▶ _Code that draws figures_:
---*---

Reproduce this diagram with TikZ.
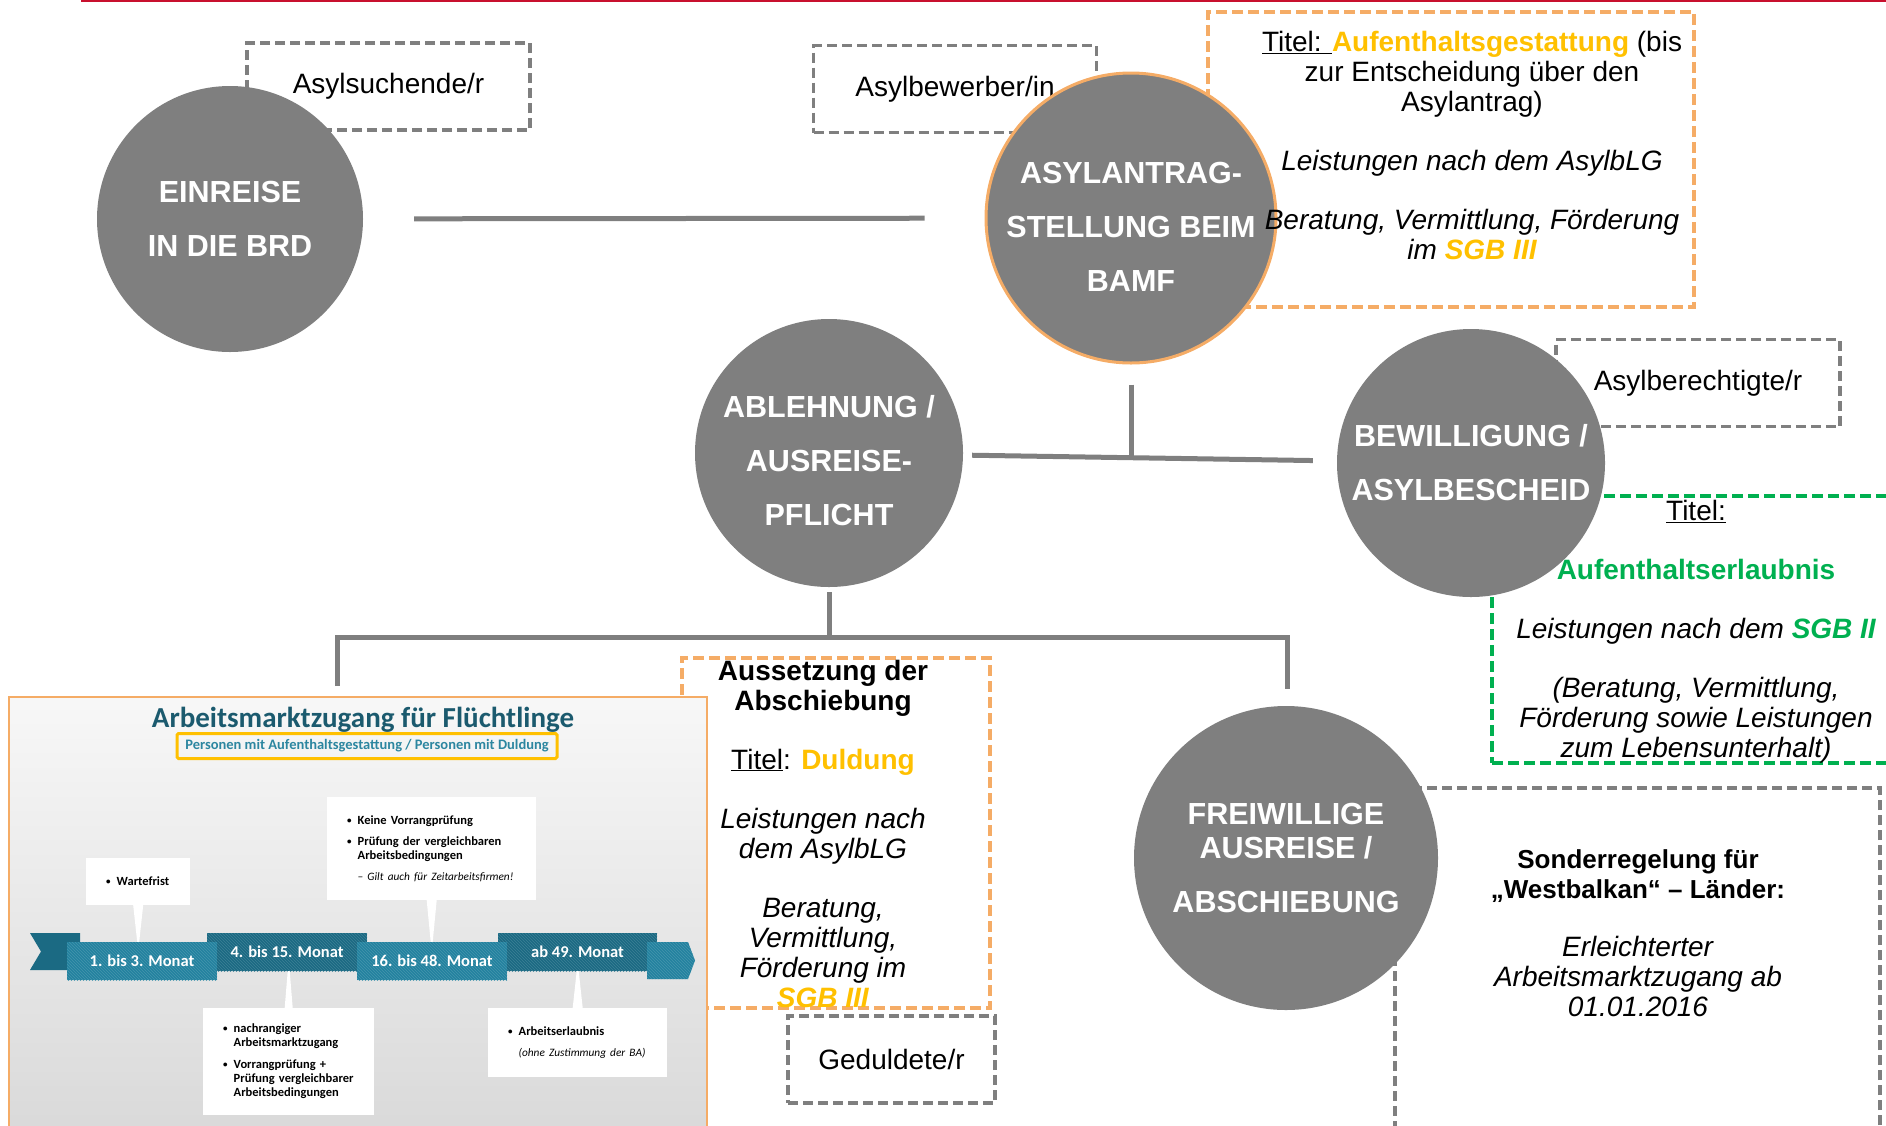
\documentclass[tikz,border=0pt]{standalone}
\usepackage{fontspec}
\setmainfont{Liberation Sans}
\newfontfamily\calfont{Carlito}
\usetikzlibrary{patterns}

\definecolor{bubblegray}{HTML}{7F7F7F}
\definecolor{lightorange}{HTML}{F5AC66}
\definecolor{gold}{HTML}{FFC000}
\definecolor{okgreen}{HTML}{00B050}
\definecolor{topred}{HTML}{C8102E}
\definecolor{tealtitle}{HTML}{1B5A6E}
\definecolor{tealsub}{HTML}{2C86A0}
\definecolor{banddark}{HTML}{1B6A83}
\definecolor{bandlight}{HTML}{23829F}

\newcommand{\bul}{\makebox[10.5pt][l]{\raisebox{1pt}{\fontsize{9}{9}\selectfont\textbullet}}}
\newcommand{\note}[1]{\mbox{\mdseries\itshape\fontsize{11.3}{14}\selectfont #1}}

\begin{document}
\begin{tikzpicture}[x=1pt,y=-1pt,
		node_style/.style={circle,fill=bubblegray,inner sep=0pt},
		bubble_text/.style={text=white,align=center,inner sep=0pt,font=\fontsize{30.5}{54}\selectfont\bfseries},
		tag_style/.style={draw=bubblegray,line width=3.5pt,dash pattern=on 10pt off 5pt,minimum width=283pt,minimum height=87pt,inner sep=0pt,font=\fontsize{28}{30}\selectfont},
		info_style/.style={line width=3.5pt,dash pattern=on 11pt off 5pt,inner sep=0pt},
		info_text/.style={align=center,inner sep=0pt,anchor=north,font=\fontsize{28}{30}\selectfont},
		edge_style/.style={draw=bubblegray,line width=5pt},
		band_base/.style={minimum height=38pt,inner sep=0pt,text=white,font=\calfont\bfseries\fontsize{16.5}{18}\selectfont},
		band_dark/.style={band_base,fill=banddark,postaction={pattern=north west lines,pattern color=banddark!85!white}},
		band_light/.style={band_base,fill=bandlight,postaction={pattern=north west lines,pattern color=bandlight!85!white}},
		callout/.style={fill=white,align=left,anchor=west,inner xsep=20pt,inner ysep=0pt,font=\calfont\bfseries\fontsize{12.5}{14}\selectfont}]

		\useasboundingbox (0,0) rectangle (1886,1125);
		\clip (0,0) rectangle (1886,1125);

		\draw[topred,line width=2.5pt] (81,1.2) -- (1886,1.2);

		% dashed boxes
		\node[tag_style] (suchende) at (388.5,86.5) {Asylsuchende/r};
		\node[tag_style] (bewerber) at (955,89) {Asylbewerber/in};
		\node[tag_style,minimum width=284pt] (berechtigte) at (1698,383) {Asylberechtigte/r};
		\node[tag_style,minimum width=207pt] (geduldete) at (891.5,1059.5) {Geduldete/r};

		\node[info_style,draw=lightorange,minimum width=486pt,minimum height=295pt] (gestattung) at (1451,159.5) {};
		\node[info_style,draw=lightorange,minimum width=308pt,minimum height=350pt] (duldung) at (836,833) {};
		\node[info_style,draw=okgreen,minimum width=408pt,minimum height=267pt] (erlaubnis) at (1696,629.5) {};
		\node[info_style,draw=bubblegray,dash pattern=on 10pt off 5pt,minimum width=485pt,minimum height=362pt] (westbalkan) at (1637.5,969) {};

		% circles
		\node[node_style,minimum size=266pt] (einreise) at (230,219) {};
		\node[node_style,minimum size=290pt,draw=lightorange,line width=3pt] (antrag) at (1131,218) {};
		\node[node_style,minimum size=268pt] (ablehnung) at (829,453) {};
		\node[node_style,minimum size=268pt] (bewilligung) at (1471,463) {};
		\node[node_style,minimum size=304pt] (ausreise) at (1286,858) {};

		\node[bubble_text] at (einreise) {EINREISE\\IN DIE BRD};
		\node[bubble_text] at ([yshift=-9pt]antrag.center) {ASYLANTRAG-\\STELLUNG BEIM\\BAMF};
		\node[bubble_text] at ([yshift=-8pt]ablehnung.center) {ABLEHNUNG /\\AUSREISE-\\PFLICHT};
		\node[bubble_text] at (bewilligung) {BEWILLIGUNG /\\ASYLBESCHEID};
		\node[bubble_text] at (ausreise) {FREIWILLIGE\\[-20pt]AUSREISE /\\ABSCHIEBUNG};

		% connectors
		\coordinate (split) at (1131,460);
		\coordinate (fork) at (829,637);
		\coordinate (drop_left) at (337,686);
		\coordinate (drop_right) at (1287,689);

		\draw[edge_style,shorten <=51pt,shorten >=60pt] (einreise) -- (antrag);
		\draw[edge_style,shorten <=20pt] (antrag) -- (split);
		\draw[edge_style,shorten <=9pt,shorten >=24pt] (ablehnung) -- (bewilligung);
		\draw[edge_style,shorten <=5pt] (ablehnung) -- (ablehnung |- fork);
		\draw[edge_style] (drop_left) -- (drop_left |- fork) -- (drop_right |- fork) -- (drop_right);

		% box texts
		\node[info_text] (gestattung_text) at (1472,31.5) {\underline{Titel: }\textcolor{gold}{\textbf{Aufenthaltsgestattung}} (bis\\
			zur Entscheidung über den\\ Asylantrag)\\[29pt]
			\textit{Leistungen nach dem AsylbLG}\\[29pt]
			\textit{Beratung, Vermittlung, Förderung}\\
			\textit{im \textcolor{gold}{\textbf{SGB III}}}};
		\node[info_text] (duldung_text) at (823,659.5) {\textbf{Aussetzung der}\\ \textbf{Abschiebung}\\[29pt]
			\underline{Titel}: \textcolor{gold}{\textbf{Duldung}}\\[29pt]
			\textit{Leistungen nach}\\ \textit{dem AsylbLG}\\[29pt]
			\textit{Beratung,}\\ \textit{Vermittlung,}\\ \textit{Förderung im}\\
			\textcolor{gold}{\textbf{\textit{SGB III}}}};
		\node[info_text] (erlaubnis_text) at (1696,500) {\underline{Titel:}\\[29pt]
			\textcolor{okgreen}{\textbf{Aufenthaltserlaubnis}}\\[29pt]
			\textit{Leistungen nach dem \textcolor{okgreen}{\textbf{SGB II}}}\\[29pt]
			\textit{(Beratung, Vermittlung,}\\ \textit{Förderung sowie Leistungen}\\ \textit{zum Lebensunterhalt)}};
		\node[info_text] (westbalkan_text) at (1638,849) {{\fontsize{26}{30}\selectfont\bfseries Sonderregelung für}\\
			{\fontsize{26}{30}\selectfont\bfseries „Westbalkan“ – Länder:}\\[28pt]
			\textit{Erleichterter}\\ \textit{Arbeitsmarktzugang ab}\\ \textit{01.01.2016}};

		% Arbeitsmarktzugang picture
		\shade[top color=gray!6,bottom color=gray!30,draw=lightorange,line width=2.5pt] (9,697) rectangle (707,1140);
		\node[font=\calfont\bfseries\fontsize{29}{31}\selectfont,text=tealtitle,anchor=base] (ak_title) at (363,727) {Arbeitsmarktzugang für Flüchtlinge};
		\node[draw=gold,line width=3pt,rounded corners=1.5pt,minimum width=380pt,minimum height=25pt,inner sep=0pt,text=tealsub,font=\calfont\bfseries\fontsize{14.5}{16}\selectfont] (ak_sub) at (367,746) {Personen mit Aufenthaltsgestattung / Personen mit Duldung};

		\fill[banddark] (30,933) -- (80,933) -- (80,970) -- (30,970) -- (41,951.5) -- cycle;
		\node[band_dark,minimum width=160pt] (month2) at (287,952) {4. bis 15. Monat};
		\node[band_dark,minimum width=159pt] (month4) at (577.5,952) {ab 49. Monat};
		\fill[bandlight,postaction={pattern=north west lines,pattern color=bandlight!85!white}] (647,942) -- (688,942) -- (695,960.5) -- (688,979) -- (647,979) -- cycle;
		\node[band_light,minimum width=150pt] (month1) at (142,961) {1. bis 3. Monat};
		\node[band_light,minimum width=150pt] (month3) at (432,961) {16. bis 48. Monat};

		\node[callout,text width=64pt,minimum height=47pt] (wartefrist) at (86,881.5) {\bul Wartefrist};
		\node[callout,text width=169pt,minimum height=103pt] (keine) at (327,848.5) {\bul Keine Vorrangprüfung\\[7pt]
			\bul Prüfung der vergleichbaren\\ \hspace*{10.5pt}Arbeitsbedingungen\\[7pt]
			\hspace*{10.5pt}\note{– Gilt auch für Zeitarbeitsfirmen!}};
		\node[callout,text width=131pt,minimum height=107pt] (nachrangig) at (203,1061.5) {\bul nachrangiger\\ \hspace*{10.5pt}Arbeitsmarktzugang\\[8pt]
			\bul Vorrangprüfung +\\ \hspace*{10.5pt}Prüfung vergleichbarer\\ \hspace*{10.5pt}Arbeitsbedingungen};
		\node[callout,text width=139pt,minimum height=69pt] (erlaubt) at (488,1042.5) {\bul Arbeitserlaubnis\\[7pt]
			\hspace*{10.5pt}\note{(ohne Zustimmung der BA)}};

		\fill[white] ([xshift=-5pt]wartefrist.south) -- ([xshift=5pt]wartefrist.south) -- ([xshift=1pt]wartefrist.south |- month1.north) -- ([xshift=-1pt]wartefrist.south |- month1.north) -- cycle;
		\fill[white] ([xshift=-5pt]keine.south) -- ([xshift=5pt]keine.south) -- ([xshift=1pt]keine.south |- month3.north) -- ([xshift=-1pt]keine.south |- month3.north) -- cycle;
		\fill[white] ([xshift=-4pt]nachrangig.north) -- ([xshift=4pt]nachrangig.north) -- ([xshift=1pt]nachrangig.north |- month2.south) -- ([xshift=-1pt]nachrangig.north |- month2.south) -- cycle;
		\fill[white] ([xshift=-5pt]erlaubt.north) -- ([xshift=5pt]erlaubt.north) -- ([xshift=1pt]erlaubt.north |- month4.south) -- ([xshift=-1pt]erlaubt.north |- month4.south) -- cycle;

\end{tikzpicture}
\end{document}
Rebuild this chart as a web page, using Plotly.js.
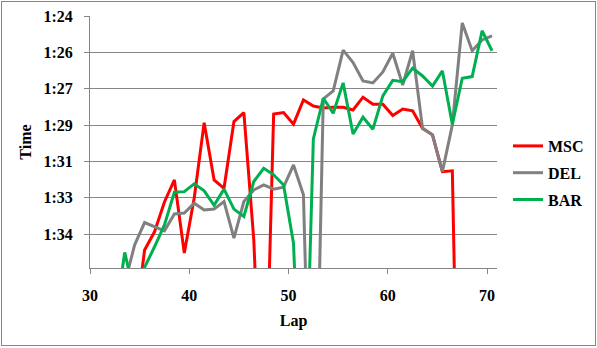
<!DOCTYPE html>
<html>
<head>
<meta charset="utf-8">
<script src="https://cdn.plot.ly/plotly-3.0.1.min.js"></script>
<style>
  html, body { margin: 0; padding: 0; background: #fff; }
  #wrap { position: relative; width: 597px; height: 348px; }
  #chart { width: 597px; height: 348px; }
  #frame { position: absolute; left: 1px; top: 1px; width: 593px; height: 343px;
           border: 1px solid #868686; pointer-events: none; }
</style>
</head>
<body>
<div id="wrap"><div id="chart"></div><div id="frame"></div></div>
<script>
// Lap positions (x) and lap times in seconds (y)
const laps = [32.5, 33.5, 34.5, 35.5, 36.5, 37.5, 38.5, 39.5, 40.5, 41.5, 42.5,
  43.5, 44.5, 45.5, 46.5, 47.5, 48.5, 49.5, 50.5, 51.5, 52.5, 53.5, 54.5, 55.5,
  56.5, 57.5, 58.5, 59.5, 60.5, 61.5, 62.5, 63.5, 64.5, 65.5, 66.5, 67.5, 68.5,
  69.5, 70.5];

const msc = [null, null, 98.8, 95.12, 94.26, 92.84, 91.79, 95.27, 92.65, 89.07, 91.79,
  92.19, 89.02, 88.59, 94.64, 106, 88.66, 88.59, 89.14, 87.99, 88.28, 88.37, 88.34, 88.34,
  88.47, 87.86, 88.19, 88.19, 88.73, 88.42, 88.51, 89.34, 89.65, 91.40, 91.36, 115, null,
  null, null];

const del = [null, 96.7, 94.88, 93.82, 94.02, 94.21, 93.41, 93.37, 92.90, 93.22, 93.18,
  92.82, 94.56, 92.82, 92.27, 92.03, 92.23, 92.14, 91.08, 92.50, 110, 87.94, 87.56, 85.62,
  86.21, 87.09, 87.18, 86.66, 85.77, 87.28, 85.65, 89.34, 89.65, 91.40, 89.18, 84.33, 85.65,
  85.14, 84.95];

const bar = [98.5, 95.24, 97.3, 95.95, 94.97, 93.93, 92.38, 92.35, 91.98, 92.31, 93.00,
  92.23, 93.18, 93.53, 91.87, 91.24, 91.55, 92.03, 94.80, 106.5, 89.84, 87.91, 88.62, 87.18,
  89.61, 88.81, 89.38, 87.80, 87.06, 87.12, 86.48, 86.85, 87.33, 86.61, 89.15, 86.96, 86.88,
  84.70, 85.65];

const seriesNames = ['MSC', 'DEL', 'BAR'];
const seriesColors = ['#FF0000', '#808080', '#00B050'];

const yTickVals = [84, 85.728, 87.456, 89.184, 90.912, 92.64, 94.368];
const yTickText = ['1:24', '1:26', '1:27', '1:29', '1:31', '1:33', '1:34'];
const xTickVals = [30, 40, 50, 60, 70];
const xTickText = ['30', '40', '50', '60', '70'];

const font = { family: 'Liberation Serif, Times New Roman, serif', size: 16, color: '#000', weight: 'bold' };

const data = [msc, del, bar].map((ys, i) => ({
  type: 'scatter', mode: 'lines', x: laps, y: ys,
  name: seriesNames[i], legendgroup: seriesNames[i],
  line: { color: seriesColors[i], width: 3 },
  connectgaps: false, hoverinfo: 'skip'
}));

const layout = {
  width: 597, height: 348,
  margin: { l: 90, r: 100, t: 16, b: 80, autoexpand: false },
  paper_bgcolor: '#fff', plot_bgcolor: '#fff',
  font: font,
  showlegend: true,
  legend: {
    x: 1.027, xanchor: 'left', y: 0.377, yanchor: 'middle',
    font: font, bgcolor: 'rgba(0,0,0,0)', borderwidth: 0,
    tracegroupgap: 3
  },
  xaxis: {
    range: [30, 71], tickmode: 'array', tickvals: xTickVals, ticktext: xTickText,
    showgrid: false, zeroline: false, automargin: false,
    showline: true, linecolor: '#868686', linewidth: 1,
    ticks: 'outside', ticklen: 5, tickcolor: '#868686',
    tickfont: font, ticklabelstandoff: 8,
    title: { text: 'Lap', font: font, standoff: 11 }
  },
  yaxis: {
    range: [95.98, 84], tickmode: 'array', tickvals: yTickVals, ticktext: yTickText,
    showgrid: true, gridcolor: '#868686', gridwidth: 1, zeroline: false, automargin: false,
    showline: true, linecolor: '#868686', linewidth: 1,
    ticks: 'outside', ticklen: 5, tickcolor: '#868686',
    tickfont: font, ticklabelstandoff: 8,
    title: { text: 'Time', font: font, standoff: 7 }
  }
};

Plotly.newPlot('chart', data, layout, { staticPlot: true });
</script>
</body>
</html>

---*---

▶ _WRITTEN REQUEST_: Copy out every line with the word "this".

▶ _SOLUTION BELOW_:
Reproduce this diagram with TikZ.
Rebuild this chart as a web page, using Plotly.js.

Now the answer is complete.